──────── STORED ROWS

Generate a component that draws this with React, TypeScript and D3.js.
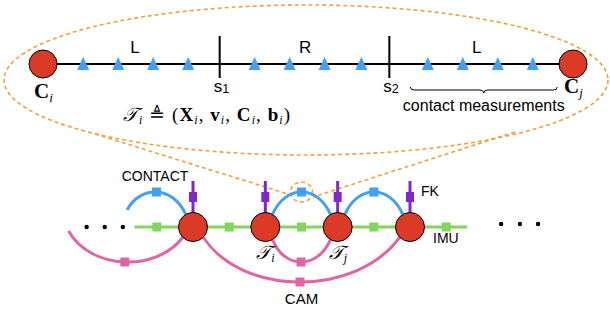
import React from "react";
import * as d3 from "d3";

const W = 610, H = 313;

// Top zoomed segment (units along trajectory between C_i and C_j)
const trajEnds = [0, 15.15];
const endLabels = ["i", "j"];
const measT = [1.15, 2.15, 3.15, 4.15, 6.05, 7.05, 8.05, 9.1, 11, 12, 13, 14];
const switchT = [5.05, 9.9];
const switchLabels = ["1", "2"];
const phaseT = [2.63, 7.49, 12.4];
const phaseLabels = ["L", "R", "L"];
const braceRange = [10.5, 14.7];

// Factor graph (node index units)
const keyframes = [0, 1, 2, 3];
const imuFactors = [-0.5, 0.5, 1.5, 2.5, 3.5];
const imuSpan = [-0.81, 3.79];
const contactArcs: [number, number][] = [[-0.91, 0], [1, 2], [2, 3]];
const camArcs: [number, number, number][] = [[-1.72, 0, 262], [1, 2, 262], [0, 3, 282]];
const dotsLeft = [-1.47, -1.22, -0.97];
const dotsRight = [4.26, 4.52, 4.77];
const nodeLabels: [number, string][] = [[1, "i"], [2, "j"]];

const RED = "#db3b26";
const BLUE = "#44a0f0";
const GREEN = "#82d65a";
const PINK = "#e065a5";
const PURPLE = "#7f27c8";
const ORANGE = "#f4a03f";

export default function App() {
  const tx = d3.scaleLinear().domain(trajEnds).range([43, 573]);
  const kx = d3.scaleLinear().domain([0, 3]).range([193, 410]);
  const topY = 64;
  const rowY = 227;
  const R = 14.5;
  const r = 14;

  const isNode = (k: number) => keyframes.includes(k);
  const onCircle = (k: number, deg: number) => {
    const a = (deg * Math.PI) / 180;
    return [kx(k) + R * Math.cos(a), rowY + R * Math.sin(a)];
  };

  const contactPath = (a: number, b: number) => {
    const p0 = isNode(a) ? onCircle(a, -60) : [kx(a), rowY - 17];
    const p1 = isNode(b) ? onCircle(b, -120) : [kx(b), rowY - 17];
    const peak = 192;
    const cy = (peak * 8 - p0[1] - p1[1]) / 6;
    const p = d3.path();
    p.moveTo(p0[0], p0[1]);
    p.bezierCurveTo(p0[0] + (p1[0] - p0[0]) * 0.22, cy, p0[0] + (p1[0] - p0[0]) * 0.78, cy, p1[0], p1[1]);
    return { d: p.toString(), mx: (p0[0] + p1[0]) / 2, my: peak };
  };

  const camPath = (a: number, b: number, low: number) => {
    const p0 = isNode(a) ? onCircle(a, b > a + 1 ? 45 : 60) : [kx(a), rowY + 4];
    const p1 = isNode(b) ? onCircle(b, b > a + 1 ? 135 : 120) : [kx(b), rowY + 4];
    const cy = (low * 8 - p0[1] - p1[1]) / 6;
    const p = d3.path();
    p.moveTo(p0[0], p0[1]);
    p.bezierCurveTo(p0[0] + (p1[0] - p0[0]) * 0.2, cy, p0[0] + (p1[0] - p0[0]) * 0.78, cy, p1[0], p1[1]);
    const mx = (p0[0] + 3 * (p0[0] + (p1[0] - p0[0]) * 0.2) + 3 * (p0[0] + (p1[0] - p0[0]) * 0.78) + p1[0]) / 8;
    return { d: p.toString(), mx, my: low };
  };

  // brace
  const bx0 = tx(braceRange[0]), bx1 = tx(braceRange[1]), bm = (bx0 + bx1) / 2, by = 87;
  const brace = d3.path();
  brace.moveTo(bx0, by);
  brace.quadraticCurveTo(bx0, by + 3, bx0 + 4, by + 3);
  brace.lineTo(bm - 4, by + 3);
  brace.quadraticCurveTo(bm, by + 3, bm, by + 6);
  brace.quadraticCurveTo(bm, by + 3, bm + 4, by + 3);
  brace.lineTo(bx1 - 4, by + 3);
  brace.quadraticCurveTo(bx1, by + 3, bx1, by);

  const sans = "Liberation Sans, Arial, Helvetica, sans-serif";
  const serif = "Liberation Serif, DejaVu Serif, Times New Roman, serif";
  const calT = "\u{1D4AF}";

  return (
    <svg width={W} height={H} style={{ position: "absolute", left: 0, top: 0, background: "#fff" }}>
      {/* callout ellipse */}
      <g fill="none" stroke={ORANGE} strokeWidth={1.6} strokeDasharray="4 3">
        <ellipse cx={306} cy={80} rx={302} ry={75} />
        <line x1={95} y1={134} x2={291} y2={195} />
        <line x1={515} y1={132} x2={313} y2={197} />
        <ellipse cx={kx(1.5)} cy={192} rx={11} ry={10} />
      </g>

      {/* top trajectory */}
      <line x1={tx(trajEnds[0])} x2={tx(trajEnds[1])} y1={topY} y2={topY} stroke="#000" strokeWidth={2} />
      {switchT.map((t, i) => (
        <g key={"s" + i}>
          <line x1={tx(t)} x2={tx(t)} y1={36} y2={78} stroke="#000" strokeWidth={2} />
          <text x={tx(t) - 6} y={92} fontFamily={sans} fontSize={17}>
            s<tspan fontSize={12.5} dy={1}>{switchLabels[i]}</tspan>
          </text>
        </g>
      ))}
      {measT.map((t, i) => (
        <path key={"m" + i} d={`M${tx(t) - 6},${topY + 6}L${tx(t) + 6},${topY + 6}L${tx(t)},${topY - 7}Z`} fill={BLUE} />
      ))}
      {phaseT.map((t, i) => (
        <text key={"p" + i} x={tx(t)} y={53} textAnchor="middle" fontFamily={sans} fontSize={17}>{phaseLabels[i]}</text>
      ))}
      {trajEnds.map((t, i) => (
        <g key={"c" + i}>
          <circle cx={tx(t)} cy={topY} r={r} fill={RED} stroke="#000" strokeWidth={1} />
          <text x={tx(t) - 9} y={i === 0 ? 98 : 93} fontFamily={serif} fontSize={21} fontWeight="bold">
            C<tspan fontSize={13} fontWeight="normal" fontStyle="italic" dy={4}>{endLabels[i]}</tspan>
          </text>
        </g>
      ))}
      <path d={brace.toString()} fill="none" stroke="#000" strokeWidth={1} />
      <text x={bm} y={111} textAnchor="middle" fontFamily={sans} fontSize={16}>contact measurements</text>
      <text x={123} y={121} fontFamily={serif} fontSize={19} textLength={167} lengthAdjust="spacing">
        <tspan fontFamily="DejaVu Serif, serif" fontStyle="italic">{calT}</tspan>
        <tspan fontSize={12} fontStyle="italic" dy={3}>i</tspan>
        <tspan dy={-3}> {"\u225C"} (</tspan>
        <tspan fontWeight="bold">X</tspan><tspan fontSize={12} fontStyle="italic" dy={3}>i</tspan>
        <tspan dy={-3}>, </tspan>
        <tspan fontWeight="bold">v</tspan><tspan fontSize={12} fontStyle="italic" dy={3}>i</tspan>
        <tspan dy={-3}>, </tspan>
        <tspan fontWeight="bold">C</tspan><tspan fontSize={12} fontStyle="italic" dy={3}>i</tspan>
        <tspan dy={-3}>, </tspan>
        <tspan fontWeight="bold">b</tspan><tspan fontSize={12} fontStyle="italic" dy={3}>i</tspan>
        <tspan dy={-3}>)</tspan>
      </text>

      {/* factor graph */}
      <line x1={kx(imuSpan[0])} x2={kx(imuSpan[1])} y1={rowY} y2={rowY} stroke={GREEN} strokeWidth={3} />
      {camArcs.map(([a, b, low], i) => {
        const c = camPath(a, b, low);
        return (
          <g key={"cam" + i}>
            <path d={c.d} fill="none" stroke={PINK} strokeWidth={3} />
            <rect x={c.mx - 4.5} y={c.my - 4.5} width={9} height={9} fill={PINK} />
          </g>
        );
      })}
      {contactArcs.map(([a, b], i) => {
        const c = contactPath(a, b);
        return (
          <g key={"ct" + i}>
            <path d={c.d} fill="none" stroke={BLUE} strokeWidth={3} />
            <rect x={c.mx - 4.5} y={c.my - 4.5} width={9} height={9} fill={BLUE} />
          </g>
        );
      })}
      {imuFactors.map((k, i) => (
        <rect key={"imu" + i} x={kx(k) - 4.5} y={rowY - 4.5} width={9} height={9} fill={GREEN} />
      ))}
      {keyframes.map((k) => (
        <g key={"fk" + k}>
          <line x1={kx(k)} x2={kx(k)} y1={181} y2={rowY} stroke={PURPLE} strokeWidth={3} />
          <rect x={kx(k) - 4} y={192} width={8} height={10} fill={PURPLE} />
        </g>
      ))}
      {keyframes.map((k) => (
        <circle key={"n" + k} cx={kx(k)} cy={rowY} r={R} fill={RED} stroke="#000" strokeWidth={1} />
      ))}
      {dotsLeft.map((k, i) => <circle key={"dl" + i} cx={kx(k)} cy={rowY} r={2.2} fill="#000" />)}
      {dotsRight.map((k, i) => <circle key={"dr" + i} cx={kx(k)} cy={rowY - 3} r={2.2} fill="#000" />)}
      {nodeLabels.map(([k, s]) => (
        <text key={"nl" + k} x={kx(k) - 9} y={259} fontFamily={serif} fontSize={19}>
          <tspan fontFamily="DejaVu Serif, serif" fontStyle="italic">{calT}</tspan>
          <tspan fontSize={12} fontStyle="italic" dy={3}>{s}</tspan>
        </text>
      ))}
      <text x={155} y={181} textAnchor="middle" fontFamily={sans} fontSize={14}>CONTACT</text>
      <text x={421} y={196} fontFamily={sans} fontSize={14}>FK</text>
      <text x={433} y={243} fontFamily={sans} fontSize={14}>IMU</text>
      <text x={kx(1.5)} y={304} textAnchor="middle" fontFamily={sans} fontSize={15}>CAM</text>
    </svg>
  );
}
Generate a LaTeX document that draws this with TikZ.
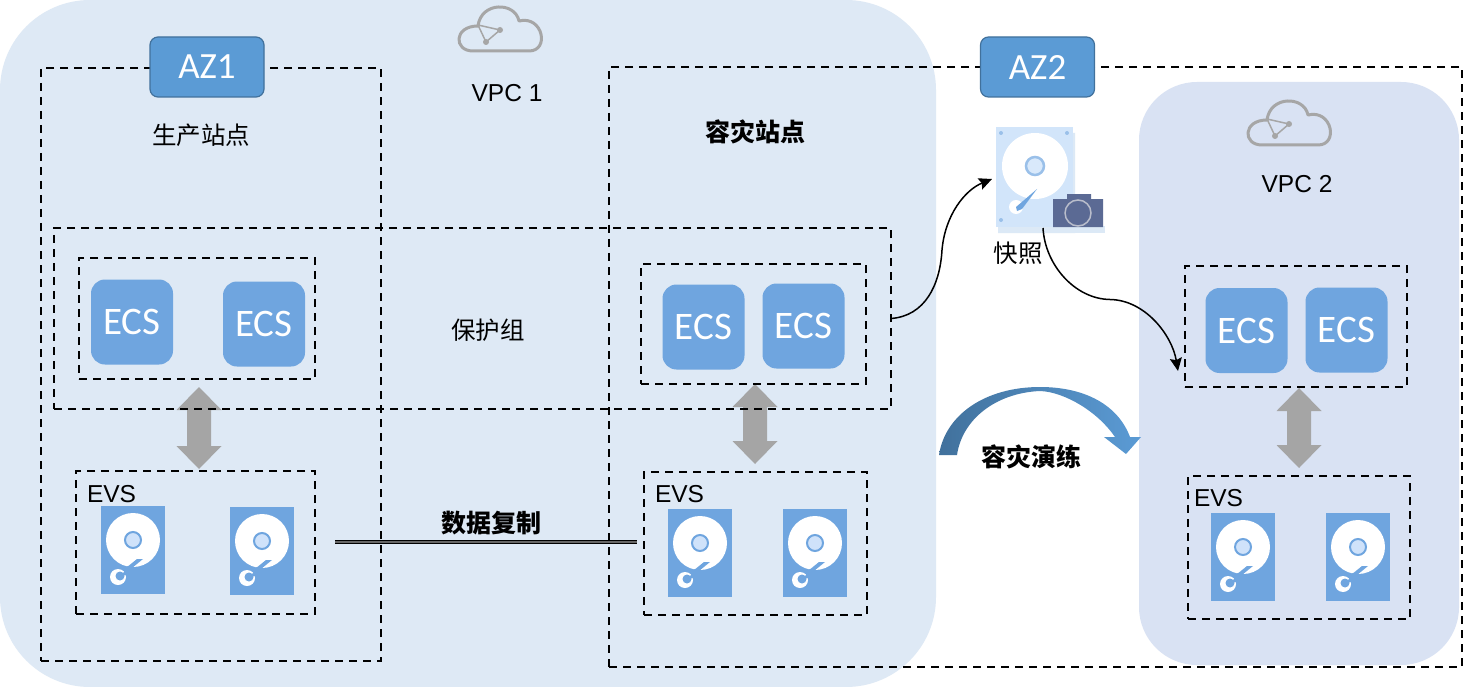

────────────────

SHORT EXERCISE:
Omit the pictures, then repeat exactly each line from the beginning of the listing through the line with "const r = 14;".

RESULT FOR THIS TASK:
Generate a component that draws this with React, TypeScript and D3.js.
import React from "react";
import * as d3 from "d3";

const W = 610, H = 313;

// Top zoomed segment (units along trajectory between C_i and C_j)
const trajEnds = [0, 15.15];
const endLabels = ["i", "j"];
const measT = [1.15, 2.15, 3.15, 4.15, 6.05, 7.05, 8.05, 9.1, 11, 12, 13, 14];
const switchT = [5.05, 9.9];
const switchLabels = ["1", "2"];
const phaseT = [2.63, 7.49, 12.4];
const phaseLabels = ["L", "R", "L"];
const braceRange = [10.5, 14.7];

// Factor graph (node index units)
const keyframes = [0, 1, 2, 3];
const imuFactors = [-0.5, 0.5, 1.5, 2.5, 3.5];
const imuSpan = [-0.81, 3.79];
const contactArcs: [number, number][] = [[-0.91, 0], [1, 2], [2, 3]];
const camArcs: [number, number, number][] = [[-1.72, 0, 262], [1, 2, 262], [0, 3, 282]];
const dotsLeft = [-1.47, -1.22, -0.97];
const dotsRight = [4.26, 4.52, 4.77];
const nodeLabels: [number, string][] = [[1, "i"], [2, "j"]];

const RED = "#db3b26";
const BLUE = "#44a0f0";
const GREEN = "#82d65a";
const PINK = "#e065a5";
const PURPLE = "#7f27c8";
const ORANGE = "#f4a03f";

export default function App() {
  const tx = d3.scaleLinear().domain(trajEnds).range([43, 573]);
  const kx = d3.scaleLinear().domain([0, 3]).range([193, 410]);
  const topY = 64;
  const rowY = 227;
  const R = 14.5;
  const r = 14;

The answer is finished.